Figure scripts:
--- START ---

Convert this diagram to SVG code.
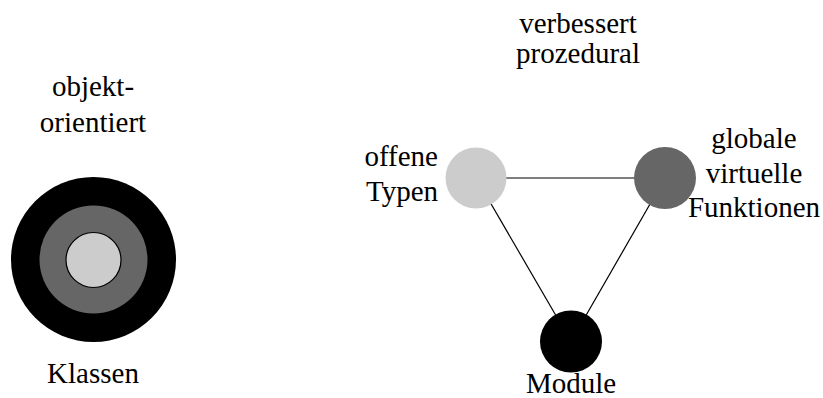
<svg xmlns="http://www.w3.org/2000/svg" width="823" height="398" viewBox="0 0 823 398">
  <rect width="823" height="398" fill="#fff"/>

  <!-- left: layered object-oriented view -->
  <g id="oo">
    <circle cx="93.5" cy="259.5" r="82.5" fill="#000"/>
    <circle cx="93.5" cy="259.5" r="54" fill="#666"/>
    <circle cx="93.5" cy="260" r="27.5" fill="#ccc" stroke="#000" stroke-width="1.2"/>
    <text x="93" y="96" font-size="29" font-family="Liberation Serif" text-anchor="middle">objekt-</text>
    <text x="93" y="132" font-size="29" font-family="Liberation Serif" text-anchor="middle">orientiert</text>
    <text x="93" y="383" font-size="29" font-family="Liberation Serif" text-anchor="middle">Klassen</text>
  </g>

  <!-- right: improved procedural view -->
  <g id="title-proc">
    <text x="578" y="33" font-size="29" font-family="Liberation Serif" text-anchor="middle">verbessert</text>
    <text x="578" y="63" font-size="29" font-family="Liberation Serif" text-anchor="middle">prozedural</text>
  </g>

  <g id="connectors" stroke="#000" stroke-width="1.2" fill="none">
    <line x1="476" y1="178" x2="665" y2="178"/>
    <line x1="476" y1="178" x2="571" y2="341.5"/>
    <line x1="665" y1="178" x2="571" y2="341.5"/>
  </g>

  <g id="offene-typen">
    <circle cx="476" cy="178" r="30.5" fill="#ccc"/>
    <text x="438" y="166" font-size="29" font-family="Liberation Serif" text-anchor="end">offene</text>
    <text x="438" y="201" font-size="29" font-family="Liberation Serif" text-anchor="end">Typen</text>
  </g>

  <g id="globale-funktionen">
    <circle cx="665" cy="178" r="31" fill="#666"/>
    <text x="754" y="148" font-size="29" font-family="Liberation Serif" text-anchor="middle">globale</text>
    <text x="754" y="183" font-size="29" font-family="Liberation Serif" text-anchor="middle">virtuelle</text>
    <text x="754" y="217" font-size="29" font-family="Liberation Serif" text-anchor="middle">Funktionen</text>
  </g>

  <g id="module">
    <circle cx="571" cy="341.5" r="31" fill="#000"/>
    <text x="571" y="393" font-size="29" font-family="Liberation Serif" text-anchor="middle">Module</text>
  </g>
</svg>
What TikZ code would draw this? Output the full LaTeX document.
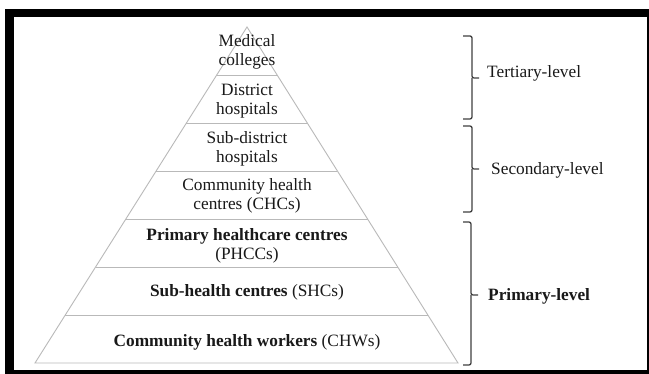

--- END ---

Aim:
Give the entries again word for word, but skip the pictures.

Finished answer:
Convert this diagram to SVG code.
<svg xmlns="http://www.w3.org/2000/svg" width="823" height="398" viewBox="0 0 823 398">
  <rect width="823" height="398" fill="#fff"/>

  <!-- left: layered object-oriented view -->
  <g id="oo">
    <circle cx="93.5" cy="259.5" r="82.5" fill="#000"/>
    <circle cx="93.5" cy="259.5" r="54" fill="#666"/>
    <circle cx="93.5" cy="260" r="27.5" fill="#ccc" stroke="#000" stroke-width="1.2"/>
    <text x="93" y="96" font-size="29" font-family="Liberation Serif" text-anchor="middle">objekt-</text>
    <text x="93" y="132" font-size="29" font-family="Liberation Serif" text-anchor="middle">orientiert</text>
    <text x="93" y="383" font-size="29" font-family="Liberation Serif" text-anchor="middle">Klassen</text>
  </g>

  <!-- right: improved procedural view -->
  <g id="title-proc">
    <text x="578" y="33" font-size="29" font-family="Liberation Serif" text-anchor="middle">verbessert</text>
    <text x="578" y="63" font-size="29" font-family="Liberation Serif" text-anchor="middle">prozedural</text>
  </g>

  <g id="connectors" stroke="#000" stroke-width="1.2" fill="none">
    <line x1="476" y1="178" x2="665" y2="178"/>
    <line x1="476" y1="178" x2="571" y2="341.5"/>
    <line x1="665" y1="178" x2="571" y2="341.5"/>
  </g>

  <g id="offene-typen">
    <circle cx="476" cy="178" r="30.5" fill="#ccc"/>
    <text x="438" y="166" font-size="29" font-family="Liberation Serif" text-anchor="end">offene</text>
    <text x="438" y="201" font-size="29" font-family="Liberation Serif" text-anchor="end">Typen</text>
  </g>

  <g id="globale-funktionen">
    <circle cx="665" cy="178" r="31" fill="#666"/>
    <text x="754" y="148" font-size="29" font-family="Liberation Serif" text-anchor="middle">globale</text>
    <text x="754" y="183" font-size="29" font-family="Liberation Serif" text-anchor="middle">virtuelle</text>
    <text x="754" y="217" font-size="29" font-family="Liberation Serif" text-anchor="middle">Funktionen</text>
  </g>

  <g id="module">
    <circle cx="571" cy="341.5" r="31" fill="#000"/>
    <text x="571" y="393" font-size="29" font-family="Liberation Serif" text-anchor="middle">Module</text>
  </g>
</svg>
What TikZ code would draw this? Output the full LaTeX document.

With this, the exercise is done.